Do this: Answer with one number: the count of lines in the listing below that hold the word "page".
## BEGIN Source data
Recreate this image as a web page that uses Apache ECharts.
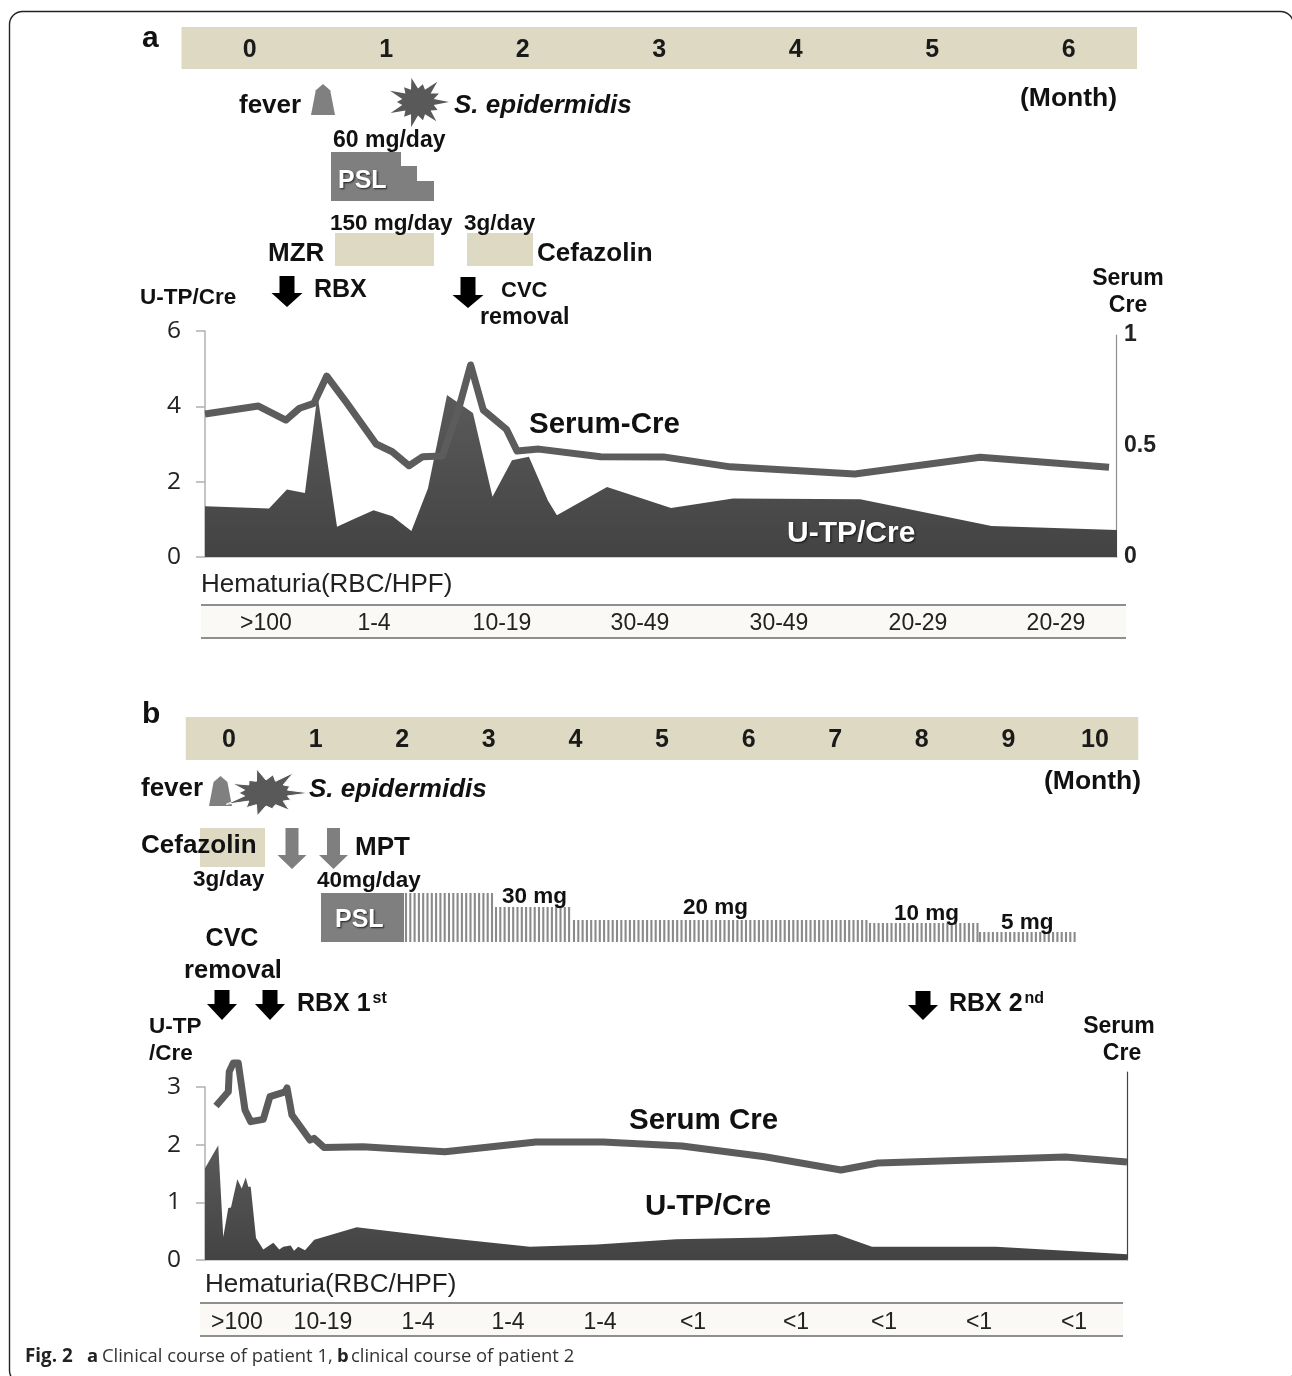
<!DOCTYPE html>
<html>
<head>
<meta charset="utf-8">
<style>html,body{margin:0;padding:0;background:#fff}#c{width:1292px;height:1376px}</style>
<script src="https://cdn.jsdelivr.net/npm/echarts@6/dist/echarts.min.js"></script>
</head>
<body>
<div id="c"></div>
<script>
// ---- data ----
const monthsA = ['0','1','2','3','4','5','6'];
const monthsB = ['0','1','2','3','4','5','6','7','8','9','10'];
const utpTicksA = 6, serumTicksA = 1, utpTicksB = 3;

const aUtpX = [-0.322,0.147,0.278,0.41,0.502,0.645,0.777,0.913,1.051,1.19,1.311,1.451,1.641,1.784,1.927,2.051,2.19,2.256,2.623,3.092,3.546,4.478,5.44,6.359];
const aUtpY = [1.35,1.29,1.79,1.70,4.3,0.80,1.02,1.24,1.08,0.69,1.82,4.3,3.82,1.60,2.57,2.66,1.50,1.11,1.86,1.30,1.55,1.53,0.82,0.72];
const aCreX = [-0.322,0.07,0.271,0.371,0.476,0.571,0.711,0.933,1.051,1.174,1.275,1.418,1.536,1.626,1.719,1.889,1.967,2.125,2.579,3.04,3.531,4.443,5.363,6.308];
const aCreY = [0.644,0.68,0.617,0.67,0.692,0.815,0.70,0.509,0.474,0.411,0.452,0.455,0.662,0.865,0.662,0.575,0.477,0.486,0.452,0.451,0.406,0.374,0.449,0.404];

const bUtpX = [-0.277,-0.124,-0.066,-0.008,0.023,0.096,0.147,0.193,0.223,0.251,0.312,0.396,0.512,0.581,0.627,0.712,0.751,0.8,0.878,0.985,1.475,2.514,3.476,4.25,5.162,6.189,7.009,7.425,8.857,10.37];
const bUtpY = [1.59,1.99,0.40,0.90,0.91,1.40,1.24,1.43,1.27,1.27,0.38,0.18,0.30,0.18,0.23,0.25,0.16,0.23,0.17,0.35,0.57,0.38,0.23,0.27,0.36,0.39,0.45,0.23,0.23,0.10];
const bCreX = [-0.15,-0.008,0.003,0.05,0.107,0.185,0.251,0.396,0.473,0.647,0.67,0.727,0.935,0.982,1.097,1.547,2.494,3.545,4.319,5.231,6.189,7.067,7.494,9.659,10.37];
const bCreY = [0.819,0.895,1.002,1.048,1.048,0.798,0.736,0.748,0.869,0.894,0.915,0.771,0.638,0.647,0.599,0.603,0.576,0.628,0.628,0.606,0.549,0.479,0.516,0.548,0.521];

const hematuriaA = ['>100','1-4','10-19','30-49','30-49','20-29','20-29'];
const hematuriaB = ['>100','10-19','1-4','1-4','1-4','<1','<1','<1','<1','<1'];

// ---- layout ----
const hematuriaAX = [266,374,502,640,779,918,1056];
const hematuriaBX = [237,323,418,508,600,693,796,884,979,1074];
const TAN = '#ddd9c3', GREY = '#7f7f7f', DARK = '#595959';
const SANS = '"Liberation Sans", Arial, sans-serif';
const areaFill = {type:'linear',x:0,y:0,x2:0,y2:1,colorStops:[{offset:0,color:'#5a5a5a'},{offset:1,color:'#434343'}]};

const zip = (xs, ys) => xs.map((x, i) => [x, ys[i]]);
const g = [];
function t(x, y, text, size, o) {
  o = o || {};
  g.push({type:'text', x, y:y+1.5, z:20, silent:true, style:{
    text, fontFamily:o.family||SANS, fontSize:size, fontWeight:o.weight||'bold', fontStyle:o.italic?'italic':'normal',
    fill:o.fill||'#111', align:o.align||'left', verticalAlign:'middle',
    textShadowColor:o.shadow?'rgba(0,0,0,0.75)':undefined, textShadowBlur:o.shadow?2:0, textShadowOffsetX:o.shadow?1:0, textShadowOffsetY:o.shadow?1:0
  }});
}
function rect(x, y, w, h, fill) { g.push({type:'rect', z:10, silent:true, shape:{x,y,width:w,height:h}, style:{fill}}); }
function poly(points, fill, stroke) { g.push({type:'polygon', z:11, silent:true, shape:{points}, style:{fill, stroke:stroke||null, lineWidth:stroke?1:0}}); }
function line(x1,y1,x2,y2,stroke,w) { g.push({type:'line', z:12, silent:true, shape:{x1,y1,x2,y2}, style:{stroke,lineWidth:w}}); }
function arrow(cx, top, shaftEnd, tip, sw, hw, fill) {
  poly([[cx-sw,top],[cx+sw,top],[cx+sw,shaftEnd],[cx+hw,shaftEnd],[cx,tip],[cx-hw,shaftEnd],[cx-sw,shaftEnd]], fill);
}
function star(cx, cy, rx, ry, factors, inner, fill, stroke) {
  const pts = [], n = factors.length;
  factors.forEach((f, i) => {
    const a = (i / n) * Math.PI * 2, b = ((i + 0.5) / n) * Math.PI * 2;
    pts.push([cx + Math.cos(a)*rx*f, cy + Math.sin(a)*ry*f]);
    pts.push([cx + Math.cos(b)*rx*inner, cy + Math.sin(b)*ry*inner]);
  });
  poly(pts, fill, stroke);
}
function fever(x1, x2, y1, y2) {
  const w = x2 - x1, h = y2 - y1;
  poly([[x1,y2],[x2,y2],[x2-w*0.2,y1+h*0.2],[x1+w*0.5,y1],[x1+w*0.2,y1+h*0.2]], '#808080');
}
function table(x1, x2, y1, y2, labels, xs, ly) {
  rect(x1, y1, x2-x1, y2-y1, '#faf9f6');
  line(x1,y1,x2,y1,'#6a6a6a',1.5);
  line(x1,y2,x2,y2,'#6a6a6a',1.5);
  labels.forEach((s, i) => t(xs[i], ly, s, 23, {align:'center', weight:'normal', fill:'#222'}));
}

// page frame
g.push({type:'rect', z:1, silent:true, shape:{x:9.5,y:11.5,width:1284,height:1372,r:13}, style:{fill:null,stroke:'#222',lineWidth:1.4}});

// ---- panel a ----
t(142,37,'a',30);
t(239,104,'fever',26);
fever(311,335,84,115);
star(418,102,31,26,[1,.7,.95,.72,1,.72,.98,.68,1,.72,.95,.7,1,.75],0.52,DARK);
t(454,104,'S. epidermidis',26,{italic:true});
t(1020,97.5,'(Month)',26.5);
t(333,139.5,'60 mg/day',23);
poly([[331,152],[401,152],[401,166],[417,166],[417,181],[434,181],[434,201],[331,201]],GREY);
t(338,179.5,'PSL',25,{fill:'#fff',shadow:true});
rect(335,233,99,33,TAN);
rect(467,233,66,33,TAN);
t(330,222,'150 mg/day',22.5);
t(464,222,'3g/day',22.5);
t(268,252,'MZR',26);
t(537,252,'Cefazolin',26);
arrow(287,276,293,307,7.5,15.5,'#000');
t(314,288.5,'RBX',25);
arrow(468,277,295,308,7.5,15.5,'#000');
t(501,289.5,'CVC',22);
t(480,316.5,'removal',23.3);
t(140,296.5,'U-TP/Cre',22.5);
t(1128,277,'Serum',23,{align:'center'});
t(1128,304,'Cre',23,{align:'center'});
t(529,423,'Serum-Cre',29.5);
t(787,532,'U-TP/Cre',30,{fill:'#fff',shadow:true});
t(201,583,'Hematuria(RBC/HPF)',26,{weight:'normal',fill:'#222'});
table(201,1126,605,638,hematuriaA,hematuriaAX,622);

// ---- panel b ----
t(142,713,'b',30);
t(141,787,'fever',26);
fever(209,232,776,806);
star(266,793,44,26,[1,.62,.85,.62,.9,.72,1,.62,.85,.62,.95,.72,1,.6],0.5,DARK,'#fff');
t(309,788,'S. epidermidis',26,{italic:true});
t(1044,780,'(Month)',26.5);
rect(200,828,65,39,TAN);
t(141,844,'Cefazolin',26);
t(193,878,'3g/day',22.5);
arrow(292,828,855,869,6.5,14.5,GREY);
arrow(333.5,828,855,869,6.5,14.5,GREY);
t(355,846,'MPT',26);
t(317,879,'40mg/day',22.5);
rect(321,893,83,49,GREY);
t(335,918.5,'PSL',25,{fill:'#fff',shadow:true});
[[404,494,893],[494,572,907],[572,868,920],[868,978,923],[978,1078,932]].forEach(([a,b,top]) => {
  for (let x = a + 2; x < b; x += 4.3) line(x,top,x,942,'#8a8a8a',2.1);
});
t(502,895,'30 mg',22.5);
t(683,906,'20 mg',22.5);
t(894,912,'10 mg',22.5);
t(1001,921,'5 mg',22.5);
t(232,937.5,'CVC',25,{align:'center'});
t(233,969,'removal',25.5,{align:'center'});
arrow(222,990,1004,1020,7.5,15,'#000');
arrow(270,990,1004,1020,7.5,15,'#000');
t(297,1002.5,'RBX 1',25);
t(372.5,997.5,'st',16);
arrow(923,991,1005,1020,7.5,15,'#000');
t(949,1002.5,'RBX 2',25);
t(1024.5,997.5,'nd',16);
t(149,1025,'U-TP',22.5);
t(149,1052,'/Cre',22.5);
t(1119,1025,'Serum',23,{align:'center'});
t(1122,1052,'Cre',23,{align:'center'});
t(629,1119,'Serum Cre',29.5);
t(645,1205,'U-TP/Cre',29.5);
t(205,1283,'Hematuria(RBC/HPF)',26,{weight:'normal',fill:'#222'});
table(200,1123,1303,1336,hematuriaB,hematuriaBX,1321);

// caption
const CAP = '"Open Sans", "Noto Sans", sans-serif';
t(25,1355.5,'Fig. 2',18.8,{family:CAP,fill:'#222'});
t(87,1355.5,'a',18.4,{family:CAP,fill:'#222'});
t(102,1355.5,'Clinical course of patient 1,',18.4,{family:CAP,weight:'normal',fill:'#333'});
t(337,1355.5,'b',18.4,{family:CAP,fill:'#222'});
t(351,1355.5,'clinical course of patient 2',18.4,{family:CAP,weight:'normal',fill:'#333'});

// ---- axes ----
const leftLabel = {fontFamily:'"Open Sans", sans-serif', fontSize:24.5, color:'#222', margin:24, padding:[5,0,0,0]};
const bandAxis = (idx, data) => ({gridIndex:idx, type:'category', data, position:'top', boundaryGap:true,
  axisLine:{show:false}, axisTick:{show:false},
  axisLabel:{inside:true, margin:11, interval:0, fontFamily:SANS, fontWeight:'bold', fontSize:25, color:'#1a1a1a'}});
const hiddenX = (idx, min, max) => ({gridIndex:idx, type:'value', min, max, show:false});
const plotX = (idx, min, max) => ({gridIndex:idx, type:'value', min, max, splitLine:{show:false},
  axisLine:{show:true, onZero:false, lineStyle:{color:'#bdbdbd', width:1.5}}, axisTick:{show:false}, axisLabel:{show:false}});
const leftY = (idx, max) => ({gridIndex:idx, type:'value', min:0, max, interval:max===6?2:1, splitLine:{show:false},
  axisLine:{show:true, onZero:false, lineStyle:{color:'#b0b0b0', width:1.5}}, axisTick:{show:true, length:9, lineStyle:{color:'#b0b0b0', width:1.5}}, axisLabel:leftLabel});

const option = {
  animation:false,
  backgroundColor:'#fff',
  grid:[
    {left:181.5, width:955.5, top:27, height:42, show:true, backgroundColor:TAN, borderWidth:0},
    {left:205, width:912, top:331, height:226},
    {left:205, width:911, top:335, height:222},
    {left:185.7, width:952.6, top:717, height:43, show:true, backgroundColor:TAN, borderWidth:0},
    {left:205, width:922, top:1087, height:173},
    {left:205, width:922, top:1072, height:188}
  ],
  xAxis:[
    bandAxis(0, monthsA),
    plotX(1,-0.322,6.359),
    hiddenX(2,-0.322,6.359),
    bandAxis(3, monthsB),
    plotX(4,-0.277,10.37),
    hiddenX(5,-0.277,10.37)
  ],
  yAxis:[
    {gridIndex:0, type:'value', show:false},
    leftY(1, utpTicksA),
    {gridIndex:2, type:'value', position:'right', min:0, max:serumTicksA, interval:0.5, splitLine:{show:false},
      axisLine:{show:true, onZero:false, lineStyle:{color:'#8f8f8f', width:1.2}}, axisTick:{show:false},
      axisLabel:{fontFamily:SANS, fontWeight:'bold', fontSize:23, color:'#222', margin:8, align:'left', padding:[5,0,0,0]}},
    {gridIndex:3, type:'value', show:false},
    leftY(4, utpTicksB),
    {gridIndex:5, type:'value', position:'right', min:0, max:1, splitLine:{show:false},
      axisLine:{show:true, onZero:false, lineStyle:{color:'#444', width:1.2}}, axisTick:{show:false}, axisLabel:{show:false}}
  ],
  series:[
    {name:'U-TP/Cre', type:'line', xAxisIndex:1, yAxisIndex:1, data:zip(aUtpX,aUtpY), symbol:'none', lineStyle:{width:0}, areaStyle:{color:areaFill,opacity:1}, z:2},
    {name:'Serum-Cre', type:'line', xAxisIndex:2, yAxisIndex:2, data:zip(aCreX,aCreY), symbol:'none', lineStyle:{color:'#5c5c5c',width:7,join:'round'}, z:3},
    {name:'U-TP/Cre', type:'line', xAxisIndex:4, yAxisIndex:4, data:zip(bUtpX,bUtpY), symbol:'none', lineStyle:{width:0}, areaStyle:{color:areaFill,opacity:1}, z:2},
    {name:'Serum Cre', type:'line', xAxisIndex:5, yAxisIndex:5, data:zip(bCreX,bCreY), symbol:'none', clip:false, lineStyle:{color:'#5c5c5c',width:7,join:'round'}, z:3}
  ],
  graphic:{elements:g}
};
const chart = echarts.init(document.getElementById('c'), null, {renderer:'canvas', width:1292, height:1376});
chart.setOption(option);
</script>
</body>
</html>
## END Source data
Output of the task: 2